Al hombre no le gustan los enemigos chicos. Primero fue Maradona; después Passarella, el ex amigo que lo trajo; más tarde, las estrellas de River y su presidente. Ahora, Marcelo Tinelli. Inmune al pudor, exigió sumar al plantel profesional a sus dos inexpertos hijos. Se lo concedieron. Fue el principio del fin. A la hora de los reproches, no le tembló el pulso cuando creyó necesario ejecutar un rehén al amanecer. Los condenados fueron varios; el fusilado uno: Agustín Orión; el líder rebelde, el arquero que cuando llegó había elegido por sobre el titular, Saja. El jugador, lejos de mostrarse agradecido, hoy dice cosas horribles sobre él. Increíble.

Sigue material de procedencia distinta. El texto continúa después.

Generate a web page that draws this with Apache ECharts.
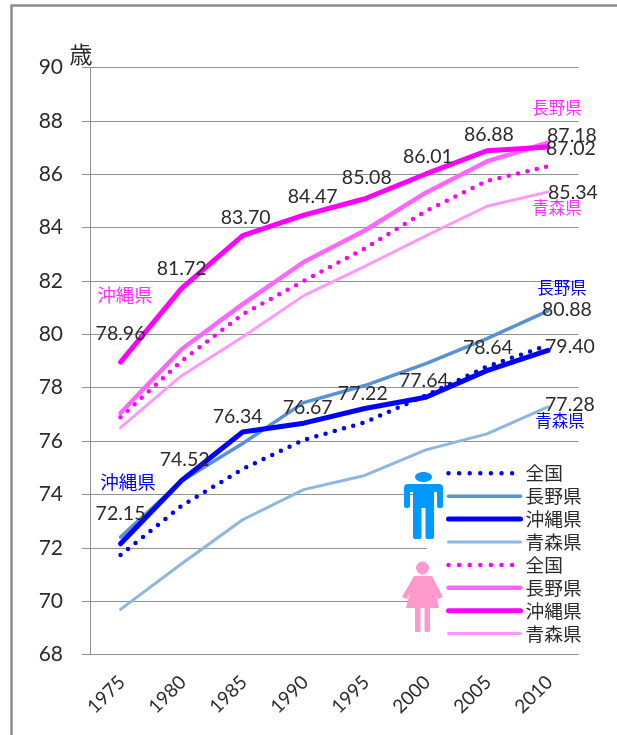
<!DOCTYPE html>
<html>
<head>
<meta charset="utf-8">
<style>
  html, body { margin: 0; padding: 0; background: #fff; }
  #chart { width: 617px; height: 735px; }
</style>
<script src="https://cdn.jsdelivr.net/npm/echarts@6/dist/echarts.min.js"></script>
</head>
<body>
<div id="chart"></div>
<script>
  var years = ['1975', '1980', '1985', '1990', '1995', '2000', '2005', '2010'];

  // 男性
  var maleAll = [71.73, 73.57, 74.95, 76.04, 76.70, 77.71, 78.79, 79.59];
  var maleNagano = [72.40, 74.50, 75.91, 77.44, 78.08, 78.90, 79.84, 80.88];
  var maleOkinawa = [72.15, 74.52, 76.34, 76.67, 77.22, 77.64, 78.64, 79.40];
  var maleAomori = [69.69, 71.40, 73.05, 74.18, 74.71, 75.67, 76.27, 77.28];

  // 女性
  var femaleAll = [76.89, 79.00, 80.75, 82.00, 83.22, 84.62, 85.75, 86.30];
  var femaleNagano = [77.05, 79.44, 81.13, 82.71, 83.89, 85.31, 86.48, 87.18];
  var femaleOkinawa = [78.96, 81.72, 83.70, 84.47, 85.08, 86.01, 86.88, 87.02];
  var femaleAomori = [76.50, 78.45, 79.90, 81.45, 82.55, 83.69, 84.80, 85.34];

  var textColor = '#2b2b2b';
  var gridColor = '#929292';
  var latin = 'Lato, "Noto Sans CJK JP"';
  var cjk = '"Noto Sans CJK JP"';

  // 数値ラベルのずらし量
  var maleOkinawaOffset = [[0, -30], [3, -21], [-5, -15], [4, -15], [-2, -15], [-2, -17], [1, -23], [22, -4]];
  var femaleOkinawaOffset = [[0, -28], [0, -20], [3, -18], [9, -18], [2, -21], [2, -17], [2, -16], [23, 2]];

  function labelItem(index, value, offset) {
    return {
      value: [index, value],
      label: { offset: offset }
    };
  }

  var labelData = [];
  maleOkinawa.forEach(function (v, i) {
    labelData.push(labelItem(i, v, maleOkinawaOffset[i]));
  });
  femaleOkinawa.forEach(function (v, i) {
    labelData.push(labelItem(i, v, femaleOkinawaOffset[i]));
  });
  labelData.push(labelItem(7, femaleNagano[7], [24, -7]));
  labelData.push(labelItem(7, femaleAomori[7], [25, 1]));
  labelData.push(labelItem(7, maleNagano[7], [19, -1]));
  labelData.push(labelItem(7, maleAomori[7], [22, -2]));

  function lineSeries(name, data, color, width, dotted) {
    return {
      name: name,
      type: 'line',
      data: data,
      symbol: 'none',
      silent: true,
      lineStyle: {
        color: color,
        width: width,
        type: dotted ? [0, 9.6] : 'solid',
        cap: 'round',
        join: 'round'
      },
      itemStyle: { color: color }
    };
  }

  // 凡例は線だけ（丸を出さない）
  function legendItem(name, width, dotted) {
    return {
      name: name,
      itemStyle: { opacity: 0 },
      lineStyle: {
        width: width,
        type: dotted ? [0, 10.6] : 'solid',
        cap: 'round'
      }
    };
  }

  function note(text, x, y, color, size) {
    return {
      type: 'text',
      z: 6,
      style: {
        text: text,
        x: x,
        y: y,
        fill: color,
        font: size + 'px ' + cjk,
        textAlign: 'center',
        textVerticalAlign: 'middle'
      }
    };
  }

  var blue = '#0099ff';
  var pink = '#ff99cc';

  var chart = echarts.init(document.getElementById('chart'));

  chart.setOption({
    backgroundColor: '#fff',
    animation: false,
    grid: { left: 90, right: 38.5, top: 67.5, bottom: 80.5 },
    xAxis: {
      type: 'category',
      data: years,
      axisLine: { lineStyle: { color: gridColor, width: 1 } },
      axisTick: { length: 8, lineStyle: { color: gridColor } },
      axisLabel: {
        rotate: 45,
        interval: 0,
        margin: 26,
        fontSize: 19,
        fontFamily: latin,
        color: textColor,
        padding: [0, -2, 0, 0]
      }
    },
    yAxis: {
      type: 'value',
      min: 68,
      max: 90,
      interval: 2,
      axisLine: { show: true, lineStyle: { color: gridColor, width: 1 } },
      axisTick: { show: true, length: 8, lineStyle: { color: gridColor } },
      axisLabel: {
        margin: 27,
        fontSize: 21,
        fontFamily: latin,
        color: textColor
      },
      splitLine: { show: true, lineStyle: { color: gridColor, width: 1 } }
    },
    legend: {
      orient: 'vertical',
      left: 441,
      top: 459,
      itemWidth: 72,
      itemHeight: 16,
      itemGap: 4.2,
      selectedMode: false,
      textStyle: { fontSize: 18.7, fontFamily: cjk, color: textColor },
      formatter: function (name) {
        return name.slice(2);
      },
      data: [
        legendItem('男性全国', 4.5, true),
        legendItem('男性長野県', 3.5, false),
        legendItem('男性沖縄県', 5, false),
        legendItem('男性青森県', 3, false),
        legendItem('女性全国', 4.5, true),
        legendItem('女性長野県', 4.5, false),
        legendItem('女性沖縄県', 5, false),
        legendItem('女性青森県', 3, false)
      ]
    },
    series: [
      lineSeries('男性全国', maleAll, '#0000ff', 4.5, true),
      lineSeries('男性長野県', maleNagano, '#5692d4', 3.5, false),
      lineSeries('男性沖縄県', maleOkinawa, '#0000ff', 5, false),
      lineSeries('男性青森県', maleAomori, '#8db6e3', 3, false),
      lineSeries('女性全国', femaleAll, '#ff00ff', 4.5, true),
      lineSeries('女性長野県', femaleNagano, '#ff66ff', 4.5, false),
      lineSeries('女性沖縄県', femaleOkinawa, '#ff00ff', 5, false),
      lineSeries('女性青森県', femaleAomori, '#ff99ff', 3, false),
      {
        type: 'scatter',
        data: labelData,
        symbolSize: 1,
        z: 5,
        silent: true,
        itemStyle: { color: 'transparent', opacity: 1 },
        label: {
          show: true,
          position: 'inside',
          fontSize: 19.5,
          fontFamily: latin,
          color: textColor,
          formatter: function (p) {
            return p.value[1].toFixed(2);
          }
        }
      }
    ],
    graphic: [
      // 外枠
      {
        type: 'polyline',
        z: 1,
        shape: { points: [[11.5, 735], [11.5, 5.5], [617, 5.5]] },
        style: { stroke: '#8c8c8c', lineWidth: 2.5, fill: null }
      },
      // 凡例の白地（目盛線を隠す）
      {
        type: 'rect',
        z: 3,
        shape: { x: 427, y: 460, width: 152, height: 190 },
        style: { fill: '#fff' }
      },
      { type: 'text', z: 6, style: { text: '歳', x: 81, y: 54, fill: textColor, font: '23px ' + cjk, textAlign: 'center', textVerticalAlign: 'middle' } },
      note('沖縄県', 125, 295, '#ff33ff', 18.5),
      note('長野県', 557, 108, '#ff33ff', 16.5),
      note('青森県', 557, 208, '#ff33ff', 16.5),
      note('長野県', 562, 288, '#0000ff', 16.5),
      note('青森県', 560, 421, '#0000ff', 16.5),
      note('沖縄県', 128, 482, '#0000ff', 18.5),
      // 男性アイコン
      { type: 'ellipse', z: 6, shape: { cx: 423.5, cy: 477, rx: 8.5, ry: 5 }, style: { fill: blue } },
      { type: 'rect', z: 6, shape: { x: 404, y: 484, width: 39, height: 8, r: [4, 4, 0, 0] }, style: { fill: blue } },
      { type: 'rect', z: 6, shape: { x: 404, y: 488, width: 6, height: 20, r: 2 }, style: { fill: blue } },
      { type: 'rect', z: 6, shape: { x: 437, y: 488, width: 6, height: 20, r: 2 }, style: { fill: blue } },
      { type: 'rect', z: 6, shape: { x: 413, y: 488, width: 21, height: 20 }, style: { fill: blue } },
      { type: 'rect', z: 6, shape: { x: 413, y: 505, width: 8.5, height: 34, r: 2 }, style: { fill: blue } },
      { type: 'rect', z: 6, shape: { x: 425.5, y: 505, width: 8.5, height: 34, r: 2 }, style: { fill: blue } },
      // 女性アイコン
      { type: 'circle', z: 6, shape: { cx: 422.5, cy: 568, r: 6.5 }, style: { fill: pink } },
      { type: 'polygon', z: 6, shape: { points: [[414, 576], [432, 576], [439, 608], [406, 608]] }, style: { fill: pink } },
      { type: 'polygon', z: 6, shape: { points: [[414, 576], [417, 580], [407, 599], [402, 597]] }, style: { fill: pink } },
      { type: 'polygon', z: 6, shape: { points: [[432, 576], [429, 580], [438, 599], [443, 597]] }, style: { fill: pink } },
      { type: 'rect', z: 6, shape: { x: 415, y: 605, width: 5.5, height: 27, r: 1.5 }, style: { fill: pink } },
      { type: 'rect', z: 6, shape: { x: 424.5, y: 605, width: 5.5, height: 27, r: 1.5 }, style: { fill: pink } }
    ]
  });
</script>
</body>
</html>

¿Qué tanto más podía pasar? Mucho. Subestimar a Ramón suele ser un error fatal. Celos, desconfianza, desidia, doble discurso, ninguneo, mezquindad, hipocresía, traiciones, peleas por los premios... La tormenta de pasiones creció en la intimidad y se disimuló gracias al éxito, las hazañas deportivas. La bomba explotó en Quito. Un penal mal pateado le puso punto final a este melodrama plagado de villanos, con más personajes que una novela de Tolstoi.
Finalmente se va, como un Nerón del Bajo Flores. Gran pérdida para nuestra escena, compatriotas. Que continúa en la estelar compañía de los actores que dan vida a la Gran Tragicomedia Argentina: el interminable enfrentamiento entre campo y Gobierno. Falta Ramón y estamos todos.